Return only the lines from the top of the data down to the one that holds "plt.rcParams['font.family'] = ['Liberation", both included, without any pictures.

* * * *

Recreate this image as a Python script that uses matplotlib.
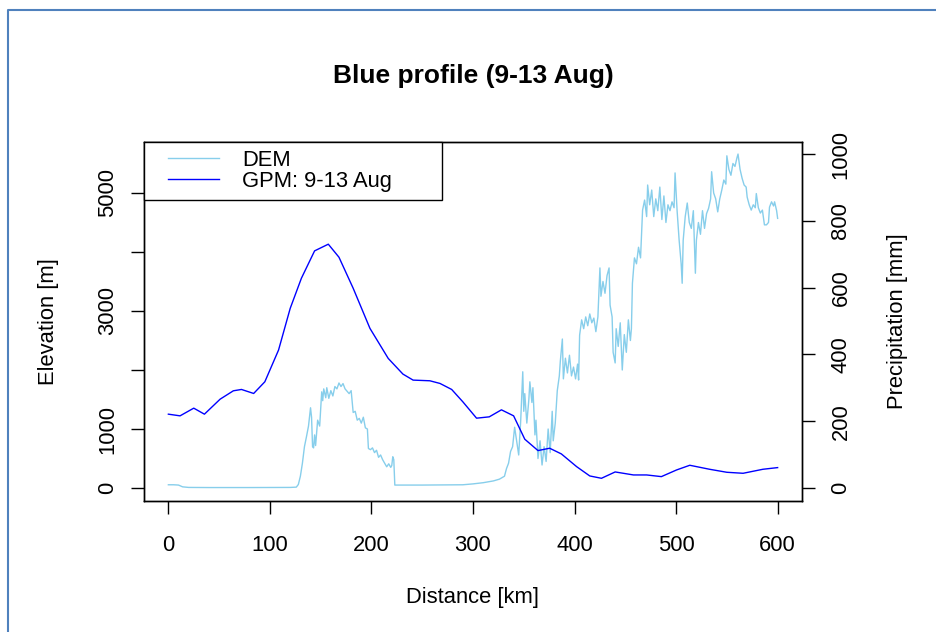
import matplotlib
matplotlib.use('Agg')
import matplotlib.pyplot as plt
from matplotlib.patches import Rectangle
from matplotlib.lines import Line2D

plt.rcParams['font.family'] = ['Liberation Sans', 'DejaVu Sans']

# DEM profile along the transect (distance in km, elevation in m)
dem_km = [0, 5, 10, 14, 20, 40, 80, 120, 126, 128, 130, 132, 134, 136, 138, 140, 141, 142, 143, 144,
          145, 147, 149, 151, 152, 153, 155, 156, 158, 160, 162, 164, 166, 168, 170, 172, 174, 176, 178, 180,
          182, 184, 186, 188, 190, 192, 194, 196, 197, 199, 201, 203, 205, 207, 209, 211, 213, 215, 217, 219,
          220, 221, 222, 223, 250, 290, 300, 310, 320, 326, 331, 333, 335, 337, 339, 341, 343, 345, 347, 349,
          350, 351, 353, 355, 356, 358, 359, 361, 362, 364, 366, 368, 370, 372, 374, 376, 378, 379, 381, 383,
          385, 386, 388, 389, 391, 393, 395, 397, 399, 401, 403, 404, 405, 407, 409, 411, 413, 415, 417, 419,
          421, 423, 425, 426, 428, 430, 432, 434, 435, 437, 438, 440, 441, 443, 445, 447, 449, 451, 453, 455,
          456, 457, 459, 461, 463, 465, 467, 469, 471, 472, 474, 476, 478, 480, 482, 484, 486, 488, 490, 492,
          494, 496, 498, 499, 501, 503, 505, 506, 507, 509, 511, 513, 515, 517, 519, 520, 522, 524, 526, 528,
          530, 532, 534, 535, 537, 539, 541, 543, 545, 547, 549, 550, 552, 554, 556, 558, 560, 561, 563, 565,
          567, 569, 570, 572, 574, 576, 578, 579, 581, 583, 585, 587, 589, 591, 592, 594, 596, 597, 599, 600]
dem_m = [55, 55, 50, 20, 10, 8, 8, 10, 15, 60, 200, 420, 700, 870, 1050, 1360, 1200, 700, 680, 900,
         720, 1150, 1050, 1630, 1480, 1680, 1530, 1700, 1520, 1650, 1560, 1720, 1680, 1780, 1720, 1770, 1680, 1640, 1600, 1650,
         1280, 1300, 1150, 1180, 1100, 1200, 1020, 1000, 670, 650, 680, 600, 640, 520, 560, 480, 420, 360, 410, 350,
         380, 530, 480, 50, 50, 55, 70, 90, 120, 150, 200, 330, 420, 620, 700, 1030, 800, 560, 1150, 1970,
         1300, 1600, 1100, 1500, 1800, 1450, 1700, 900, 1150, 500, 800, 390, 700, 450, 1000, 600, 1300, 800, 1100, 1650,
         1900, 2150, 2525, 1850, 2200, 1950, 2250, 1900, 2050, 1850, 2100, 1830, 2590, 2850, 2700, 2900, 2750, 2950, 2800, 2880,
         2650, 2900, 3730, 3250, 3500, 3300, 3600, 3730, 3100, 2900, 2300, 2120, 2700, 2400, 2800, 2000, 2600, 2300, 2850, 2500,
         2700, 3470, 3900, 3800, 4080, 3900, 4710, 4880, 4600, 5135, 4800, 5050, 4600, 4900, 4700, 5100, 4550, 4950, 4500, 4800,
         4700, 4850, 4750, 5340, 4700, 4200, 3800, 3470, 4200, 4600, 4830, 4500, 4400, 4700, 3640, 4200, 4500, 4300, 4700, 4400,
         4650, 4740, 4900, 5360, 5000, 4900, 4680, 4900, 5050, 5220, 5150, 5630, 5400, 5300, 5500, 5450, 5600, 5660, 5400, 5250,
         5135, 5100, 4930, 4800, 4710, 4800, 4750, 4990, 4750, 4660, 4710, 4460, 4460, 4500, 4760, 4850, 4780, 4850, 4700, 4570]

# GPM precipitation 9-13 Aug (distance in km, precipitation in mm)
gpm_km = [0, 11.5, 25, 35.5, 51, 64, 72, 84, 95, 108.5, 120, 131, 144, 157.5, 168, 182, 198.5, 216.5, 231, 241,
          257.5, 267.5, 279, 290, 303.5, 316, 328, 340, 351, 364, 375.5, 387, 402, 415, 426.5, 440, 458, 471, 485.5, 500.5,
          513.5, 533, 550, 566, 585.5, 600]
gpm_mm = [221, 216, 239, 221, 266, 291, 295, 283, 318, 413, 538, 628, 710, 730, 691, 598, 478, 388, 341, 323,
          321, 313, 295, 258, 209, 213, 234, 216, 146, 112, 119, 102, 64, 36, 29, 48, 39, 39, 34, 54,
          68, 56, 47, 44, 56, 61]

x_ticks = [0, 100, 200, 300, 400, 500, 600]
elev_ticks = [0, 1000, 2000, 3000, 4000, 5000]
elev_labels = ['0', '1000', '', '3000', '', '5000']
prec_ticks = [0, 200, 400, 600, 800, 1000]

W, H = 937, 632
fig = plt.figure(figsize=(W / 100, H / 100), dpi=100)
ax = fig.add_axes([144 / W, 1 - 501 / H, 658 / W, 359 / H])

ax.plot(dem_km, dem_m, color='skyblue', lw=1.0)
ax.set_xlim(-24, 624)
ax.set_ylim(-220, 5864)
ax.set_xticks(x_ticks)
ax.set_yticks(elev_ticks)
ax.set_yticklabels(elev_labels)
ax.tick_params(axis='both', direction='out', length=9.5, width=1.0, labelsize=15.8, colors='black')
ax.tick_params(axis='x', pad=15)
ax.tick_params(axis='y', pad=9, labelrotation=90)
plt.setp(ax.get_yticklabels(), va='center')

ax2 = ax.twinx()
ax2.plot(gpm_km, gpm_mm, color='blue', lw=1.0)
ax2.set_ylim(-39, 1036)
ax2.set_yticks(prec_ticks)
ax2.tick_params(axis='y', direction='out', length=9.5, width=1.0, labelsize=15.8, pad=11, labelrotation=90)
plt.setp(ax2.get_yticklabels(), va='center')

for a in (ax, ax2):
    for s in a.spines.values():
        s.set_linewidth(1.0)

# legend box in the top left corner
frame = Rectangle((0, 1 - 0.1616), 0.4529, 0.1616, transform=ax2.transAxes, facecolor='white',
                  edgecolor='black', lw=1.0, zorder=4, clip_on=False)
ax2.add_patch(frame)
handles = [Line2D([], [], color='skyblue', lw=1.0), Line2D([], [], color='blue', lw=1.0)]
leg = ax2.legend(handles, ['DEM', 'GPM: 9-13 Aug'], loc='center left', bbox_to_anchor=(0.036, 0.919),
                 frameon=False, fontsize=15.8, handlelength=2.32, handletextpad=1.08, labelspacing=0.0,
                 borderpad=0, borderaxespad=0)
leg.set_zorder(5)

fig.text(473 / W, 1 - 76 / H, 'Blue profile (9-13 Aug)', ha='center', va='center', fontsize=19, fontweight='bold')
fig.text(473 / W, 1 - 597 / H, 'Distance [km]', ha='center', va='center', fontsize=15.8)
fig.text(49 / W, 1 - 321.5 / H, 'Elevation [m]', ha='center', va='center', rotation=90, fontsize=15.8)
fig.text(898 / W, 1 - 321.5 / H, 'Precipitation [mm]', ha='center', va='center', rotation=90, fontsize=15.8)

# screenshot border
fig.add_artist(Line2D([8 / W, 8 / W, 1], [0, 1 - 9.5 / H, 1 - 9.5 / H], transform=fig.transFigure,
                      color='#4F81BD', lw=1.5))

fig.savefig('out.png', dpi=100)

* * * *

**The completed task:**
Recreate this image as a Python script that uses matplotlib.
import matplotlib
matplotlib.use('Agg')
import matplotlib.pyplot as plt
from matplotlib.patches import Rectangle
from matplotlib.lines import Line2D

plt.rcParams['font.family'] = ['Liberation Sans', 'DejaVu Sans']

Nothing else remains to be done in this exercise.